Le motif de l'été, son état suspendu, d'entre-deux, se prête à ces films qui ne se pressent pas, qui se glissent avec indolence dans cette brèche ouverte dans la roche de l'année, laissant entrer la lumière de l'imprévu. Voici des personnages ouverts au pur présent, dotés du temps d'être attentifs au monde alentour, et de ce fait à la rencontre. C'est bien dans cette trame que s'inscrit la première œuvre de réalisatrice de Laetitia Spigarelli, d'abord comédienne, qui se met ici elle-même en scène. Son Août se distingue par une mise en scène de peu de mots, un scénario sans événement ni résolution, habité par une forme de délicatesse lucide, une mélancolie profonde où surgissent ça et là quelques touches de burlesque. Son Paris déserté l'été laisse de la place pour le vide et c'est surtout cette rencontre, entre la jeune femme et le vide que semble explorer et nous raconter le film. Sans autre projet que nourrir les félins de ces logis érudits, peuplés de livres et de pianos, Suzanne observe le calme du dehors et des intérieurs, grignotte, se frotte un peu aux autres, puis retourne s'étendre sur les lits et les sofas. Laetitia Spigarelli fait le chat.

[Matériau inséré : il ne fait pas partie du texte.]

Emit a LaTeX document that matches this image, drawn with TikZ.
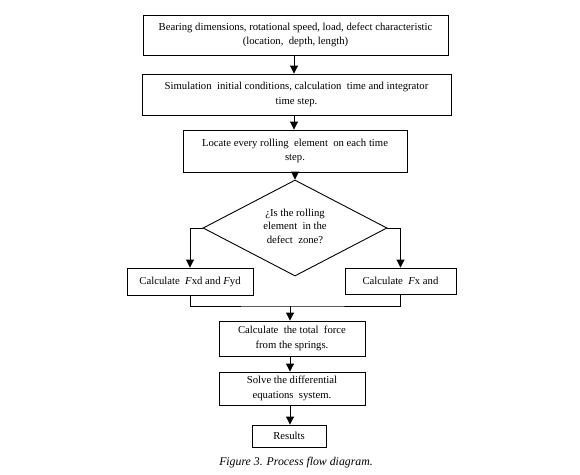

Co-écrit avec la comédienne Pauline Lorillard, comparse féline elle aussi, cette première œuvre témoigne du compagnonnage de longue date des deux artistes. C'est dans ce sillon qu'est né Sainte-Baume, deuxième film de Laetitia Spigarelli, présenté à Clermont-Ferrand en début d'année. Pauline Lorillard y tient le rôle principal, un personnage empêtrée dans une funeste réunion familiale, en proie à la solitude, cette fois dans le nombre. Dans Août, si Suzanne seule se lance dans quelques discussions avec des inconnu(e)s, ce n'est pas, comme par exemple chez Rohmer, une quête de l'idéal amoureux qui la guide. Un désenchantement sourd semblent poindre de ces rencontres pas si joyeuses, qui renseignent un état peu enviable du présent, ainsi que la difficulté de créer du lien. Un déréglement inquiet et comme prophétique semble à l'œuvre : il fait déjà trop chaud, le piano est désaccordé, une femme tient un discours qui ressemble à celui de l'extrême-droite. Un sens du tragique, voire du métaphysique, émane ainsi de l'ensemble, porté par Schubert comme par un montage rigoureux et inventif. Une dimension comique côtoie cette gravité, imprimé par de nombreux plans fixes, notamment une jolie scène de baptême de paddle au milieu du canal de l'Ourcq, ainsi que par le thème des Jeux olympiques qui revient en fil rouge tout au long du film, l'effort des athlètes contrastant avec l'oisiveté de Suzanne.

En été, le théâtre du monde s'interrompt et, adoucis par la pause, les contours des rôles s'atténuent. Notons alors aussi dans Août la réflexion sur le jeu, celui de l'acteur, que semble nous proposer la cinéaste-comédienne. Suzanne réenregistre à plusieurs reprises un message vocal sur le répondeur d'une amie, éternellement insatisfaite de sa prestation, voulant feindre la joie sans masquer totalement le vide, à la recherche d'une justesse qu'elle peine à définir. La carrière de Spigarelli est émaillée de ces clins d'œil en forme de mise en abyme. Dans 80 000 ans de Christelle Lheureux (2019), elle est une archéologue qui, interviewée par une journaliste, demande, hésitante, si elle doit regarder la caméra. Dans TGV d'Émilie Noblet (2014), où elle incarne une contrôleuse SNCF, elle répète ses répliques face au miroir des toilettes du train – où elle officie avec son camarade Nicolas Maury. Dans Décroche de Manuel Schapira (2006), elle joue à faire sonner une cabine téléphonique pour rencontrer les hommes qui voulaient bien décrocher, refusant de quitter son appartement, n'existant que par sa voix. La fin d'Août où Suzanne semble s'absorber dans sa solitude, dit peut-être que jouer serait se tenir en lisière du monde et préserver ses dons de nostalgie, d'incrédulité et d'émerveillement.

Cloé Tralci

France, 2018, 39 minutes.
­Réalisation : Laetitia Spigarelli.  Scénario : Laetitia Spigarelli et Pauline Lorillard. Image : Pierre Carniaux. Montage : Laetitia Spigarelli et Juliette Haubois. Son : Pauline Lorillard et Mathieu Farnarier. Interprétation : Laetitia Spigarelli. Production : Les Films de la Nuit.